A social comedy of manners like this can’t work if there isn’t escalation, and we definitely get it here. Craig is weird straight from the start — we meet him as he’s supporting Tami in a therapy group of her fellow cancer survivors, responding to her tentative admission that she’s scared of a recurrence with a baselessly confident “It’s naaaaaht coming baaaack” — but in his scenes with Austin, we can see him straining to be the kind of friend he thinks Austin wants. It’s obvious that the Marvel-loving nerd who tried to shoo his co-workers out of the way as he carried an overfull cup of coffee to a meeting and then struggled to drink it without spilling isn’t naturally an amateur boxer, dad band drummer or explorer of his town’s secret places, but the allure of Austin’s friendship is too enticing. 
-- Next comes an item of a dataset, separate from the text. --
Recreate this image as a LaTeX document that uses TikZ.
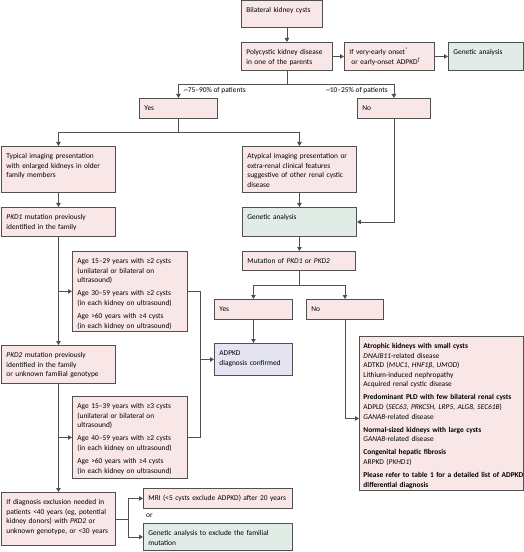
\documentclass[tikz,border=0pt]{standalone}
\usepackage{fontspec}
\setmainfont{Carlito}
\usetikzlibrary{arrows.meta}

\definecolor{pinkfill}{RGB}{249,231,231}
\definecolor{greenfill}{RGB}{226,236,231}
\definecolor{bluefill}{RGB}{228,228,243}
\definecolor{edge}{RGB}{80,80,80}

\tikzset{
	cell/.style={draw=edge, fill=#1, line width=0.9bp, anchor=north west, align=left,
		inner xsep=5bp, inner ysep=5bp, text height=7bp, font=\fontsize{7.4bp}{9.6bp}\selectfont},
	cell/.default=pinkfill,
	note/.style={inner sep=0pt, font=\fontsize{7.4bp}{9.6bp}\selectfont},
	link/.style={draw=edge, line width=0.9bp},
	arr/.style={link, -{Triangle[length=4bp,width=4.5bp]}},
}

\begin{document}
\begin{tikzpicture}[x=1bp,y=-1bp]
	\useasboundingbox (0,0) rectangle (524,552);
	
	%top row
	\node[cell, text width=71bp, text depth=10bp] (bilat) at (241,0.5) {Bilateral kidney cysts};
	\node[cell, text width=81bp, text depth=11bp] (parent) at (241,42) {Polycystic kidney disease\\in one of the parents};
	\node[cell, text width=80bp, text depth=11bp] (onset) at (344,42) {If very-early onset\textsuperscript{*}\\\hspace*{2bp}or early-onset ADPKD\textsuperscript{\textdagger}};
	\node[cell=greenfill, text width=65bp, text depth=11bp] (gentop) at (448,42) {Genetic analysis};
	\node[cell, text width=68bp, text depth=3bp] (yes) at (139,98) {Yes};
	\node[cell, text width=63bp, text depth=3bp] (no) at (357,98) {No};
	
	%left column
	\node[cell, text width=104bp, text depth=29bp] (typical) at (1,146) {Typical imaging presentation\\with enlarged kidneys in older\\family members};
	\node[cell, text width=104bp, text depth=12bp] (pkdone) at (1,207) {\textit{PKD1} mutation previously\\identified in the family};
	\node[cell, text width=105bp, text depth=63bp] (ageone) at (72,251) {Age 15–29 years with ≥2 cysts\\(unilateral or bilateral on\\ultrasound)\\[3.5bp]Age 30–59 years with ≥2 cysts\\(in each kidney on ultrasound)\\[3.5bp]Age >60 years with ≥4 cysts\\(in each kidney on ultrasound)};
	\node[cell, text width=104bp, text depth=21bp] (pkdtwo) at (1,345) {\textit{PKD2} mutation previously\\identified in the family\\or unknown familial genotype};
	\node[cell, text width=105bp, text depth=65bp] (agetwo) at (72,396) {Age 15–39 years with ≥3 cysts\\(unilateral or bilateral on\\ultrasound)\\[3.5bp]Age 40–59 years with ≥2 cysts\\(in each kidney on ultrasound)\\[3.5bp]Age >60 years with ≥4 cysts\\(in each kidney on ultrasound)};
	\node[cell, text width=104bp, text depth=36bp] (exclusion) at (1,492) {If diagnosis exclusion needed in\\patients <40 years (eg, potential\\kidney donors) with \textit{PKD2} or\\unknown genotype, or <30 years};
	\node[cell, text width=139bp, text depth=3bp] (mri) at (143,488) {\mbox{MRI (<5 cysts exclude ADPKD) after 20 years}};
	\node[cell=greenfill, text width=139bp, text depth=10bp] (genbottom) at (143,523) {\mbox{Genetic analysis to exclude the familial}\\mutation};
	\node[note, anchor=west] (orword) at (146,516) {or};
	
	%right column
	\node[cell, text width=104bp, text depth=29bp] (atypical) at (242,146) {Atypical imaging presentation or\\extra-renal clinical features\\suggestive of other renal cystic\\disease};
	\node[cell=greenfill, text width=104bp, text depth=12bp] (genmid) at (242,207) {Genetic analysis};
	\node[cell, text width=103bp, text depth=2bp] (mutation) at (242,251) {Mutation of \textit{PKD1} or \textit{PKD2}};
	\node[cell, text width=68bp, text depth=3bp] (yestwo) at (214,299) {Yes};
	\node[cell, text width=67bp, text depth=3bp] (notwo) at (306,299) {No};
	\node[cell=bluefill, text width=68bp, text depth=15bp] (confirmed) at (214,343) {ADPKD\\diagnosis confirmed};
	\node[cell, inner xsep=4bp, text width=156bp, text depth=137bp] (differential) at (359,336) {\textbf{Atrophic kidneys with small cysts}\\
		\textit{DNAJB11}-related disease\\
		ADTKD (\textit{MUC1, HNF1β, UMOD})\\
		Lithium-induced nephropathy\\
		Acquired renal cystic disease\\[3.5bp]
		\mbox{\textbf{Predominant PLD with few bilateral renal cysts}}\\
		\mbox{ADPLD (\textit{SEC63, PRKCSH, LRP5, ALG8, SEC61B})}\\
		\textit{GANAB}-related disease\\[3.5bp]
		\textbf{Normal-sized kidneys with large cysts}\\
		\textit{GANAB}-related disease\\[3.5bp]
		\textbf{Congenital hepatic fibrosis}\\
		ARPKD (\textit{PKHD1})\\[3.5bp]
		\mbox{\textbf{Please refer to table 1 for a detailed list of ADPKD}}\\
		\textbf{differential diagnosis}};
	
	%labels
	\node[note, anchor=west] (major) at (184,91) {\textasciitilde 75–90\% of patients};
	\node[note, anchor=east] (minor) at (388,91) {\textasciitilde 10–25\% of patients};
	
	%connectors top
	\draw[arr] (bilat.south -| parent.north) -- (parent.north);
	\draw[arr] (parent) -- (onset);
	\draw[arr] (onset) -- (gentop);
	\coordinate (split) at (parent.south |- 0,84);
	\draw[link] (parent.south) -- (split);
	\draw[arr] (split) -| (yes.north);
	\draw[arr] (split) -| (no.north);
	\coordinate (splityes) at (yes.south |- 0,132);
	\draw[link] (yes.south) -- (splityes);
	\draw[arr] (splityes) -| (typical.north);
	\draw[arr] (splityes) -| (atypical.north);
	
	%connectors left
	\draw[arr] (typical) -- (pkdone);
	\draw[arr] (pkdone.south) -- (pkdtwo.north);
	\draw[arr] (pkdone.south |- ageone.west) -- (ageone.west);
	\draw[arr] (pkdtwo.south) -- (exclusion.north);
	\draw[arr] (pkdtwo.south |- agetwo.west) -- (agetwo.west);
	\coordinate (join) at (confirmed.west -| 200,0);
	\draw[link] (ageone.east) -| (join);
	\draw[link] (agetwo.east) -| (join);
	\draw[arr] (join) -- (confirmed.west);
	\coordinate (splitexc) at (exclusion.east -| 128,0);
	\draw[link] (exclusion.east) -- (splitexc);
	\draw[arr] (splitexc) |- (mri.west);
	\draw[arr] (splitexc) |- (genbottom.west);
	
	%connectors right
	\draw[arr] (atypical) -- (genmid);
	\draw[arr] (no.south) |- (genmid.east);
	\draw[arr] (genmid.south) -- (genmid.south |- mutation.north);
	\coordinate (splitmut) at (mutation.south |- 0,285);
	\draw[link] (mutation.south) -- (splitmut);
	\draw[arr] (splitmut) -| (yestwo.north);
	\draw[arr] (splitmut) -| (notwo.north);
	\draw[arr] (yestwo) -- (confirmed);
	\draw[arr] (notwo.south) |- ([yshift=-5bp]differential.west);
	
\end{tikzpicture}
\end{document}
When things fall apart, Craig’s efforts to heal the rift start out on a recognizably human, possibly even relatable way. He manufactures a pretext to “run into” Austin at work. He puts his brand-new drum kit in a wagon and pulls it over to Austin’s house. When these gambits fail, he tries making friends with guys at work the way Austin friend-seduced him and taking Tami on the same potentially dangerous adventure Craig enjoyed with Austin on their first night together. I won’t say how we get from there to Craig hitting up the 18-year-old cell phone store clerk for boutique hallucinogens, but trust me: the progression is illogically logical.
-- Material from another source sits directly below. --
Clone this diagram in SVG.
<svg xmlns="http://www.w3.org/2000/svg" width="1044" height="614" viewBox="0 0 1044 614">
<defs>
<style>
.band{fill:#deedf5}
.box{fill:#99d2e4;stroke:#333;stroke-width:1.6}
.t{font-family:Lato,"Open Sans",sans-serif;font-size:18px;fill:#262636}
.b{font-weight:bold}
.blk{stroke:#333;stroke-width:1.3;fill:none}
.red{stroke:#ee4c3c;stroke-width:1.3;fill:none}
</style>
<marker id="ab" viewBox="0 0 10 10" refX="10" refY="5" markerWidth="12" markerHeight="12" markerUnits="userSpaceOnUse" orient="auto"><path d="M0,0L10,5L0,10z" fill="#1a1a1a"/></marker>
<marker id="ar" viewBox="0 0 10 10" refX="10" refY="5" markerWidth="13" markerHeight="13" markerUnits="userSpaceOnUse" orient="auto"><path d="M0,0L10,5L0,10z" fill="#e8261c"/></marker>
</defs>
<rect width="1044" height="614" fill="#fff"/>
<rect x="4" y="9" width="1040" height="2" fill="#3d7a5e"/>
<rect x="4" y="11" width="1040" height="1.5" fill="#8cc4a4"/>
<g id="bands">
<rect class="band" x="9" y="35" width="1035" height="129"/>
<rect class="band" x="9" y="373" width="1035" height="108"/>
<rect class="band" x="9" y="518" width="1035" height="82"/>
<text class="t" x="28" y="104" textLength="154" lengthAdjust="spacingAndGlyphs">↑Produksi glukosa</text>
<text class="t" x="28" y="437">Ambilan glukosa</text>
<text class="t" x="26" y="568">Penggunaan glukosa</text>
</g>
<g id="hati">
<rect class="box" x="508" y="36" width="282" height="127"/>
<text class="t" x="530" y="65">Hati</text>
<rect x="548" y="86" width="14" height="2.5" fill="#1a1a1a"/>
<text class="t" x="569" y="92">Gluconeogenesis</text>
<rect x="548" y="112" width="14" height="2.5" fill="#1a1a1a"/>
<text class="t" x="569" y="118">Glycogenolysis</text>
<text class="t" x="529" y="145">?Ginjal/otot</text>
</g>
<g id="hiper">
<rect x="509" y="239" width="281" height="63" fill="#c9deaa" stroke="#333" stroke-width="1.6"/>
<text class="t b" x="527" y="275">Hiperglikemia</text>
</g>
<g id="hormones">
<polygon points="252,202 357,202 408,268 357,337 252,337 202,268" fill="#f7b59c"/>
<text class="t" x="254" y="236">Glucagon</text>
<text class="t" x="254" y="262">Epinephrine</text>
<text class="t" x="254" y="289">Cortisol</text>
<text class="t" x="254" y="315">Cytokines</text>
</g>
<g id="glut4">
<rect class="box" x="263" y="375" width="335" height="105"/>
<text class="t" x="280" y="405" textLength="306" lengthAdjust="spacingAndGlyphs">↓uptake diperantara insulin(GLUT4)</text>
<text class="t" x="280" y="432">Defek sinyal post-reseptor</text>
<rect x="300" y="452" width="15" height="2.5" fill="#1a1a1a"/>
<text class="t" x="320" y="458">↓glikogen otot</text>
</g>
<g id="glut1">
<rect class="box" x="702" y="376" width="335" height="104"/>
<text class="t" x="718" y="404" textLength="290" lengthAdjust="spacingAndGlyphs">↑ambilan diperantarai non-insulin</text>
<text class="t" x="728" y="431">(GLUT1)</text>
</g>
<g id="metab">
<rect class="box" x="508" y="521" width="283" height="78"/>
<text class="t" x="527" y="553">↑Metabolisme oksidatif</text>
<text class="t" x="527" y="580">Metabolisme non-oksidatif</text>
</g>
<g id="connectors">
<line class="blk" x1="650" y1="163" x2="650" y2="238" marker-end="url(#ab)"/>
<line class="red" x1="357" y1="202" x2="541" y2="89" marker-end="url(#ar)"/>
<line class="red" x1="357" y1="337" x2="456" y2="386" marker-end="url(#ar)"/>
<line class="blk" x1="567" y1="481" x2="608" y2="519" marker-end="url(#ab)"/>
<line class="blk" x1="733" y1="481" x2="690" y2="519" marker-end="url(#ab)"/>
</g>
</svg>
That said, while Craig is just the movie’s biggest freak, he’s not its only freak. Frequent Robinson collaborator Connor O’Malley makes a late appearance to show Craig isn’t alone in grinding a party to a halt with a speech that makes everyone uncomfortable. The guys Craig works with and tries to befriend — including one played by comic and musician Whitmer Thomas — have obviously been waiting for Craig’s status to drop low enough for them to unleash their bullying tendencies on him. Even Austin, Craig’s idol, has a shameful secret he’s concealing until, in a moment of Craig-ian ignominy, it’s revealed. 

Friendship actually does take its titular topic seriously. The male loneliness epidemic is real. Craig — someone who, before we met him, had to reckon with the possibility of losing his wife — clearly gets something important and meaningful from his time with Austin. He just pursues it with a myopic intensity that ruins his whole life. It’s what we count on Tim Robinson to do.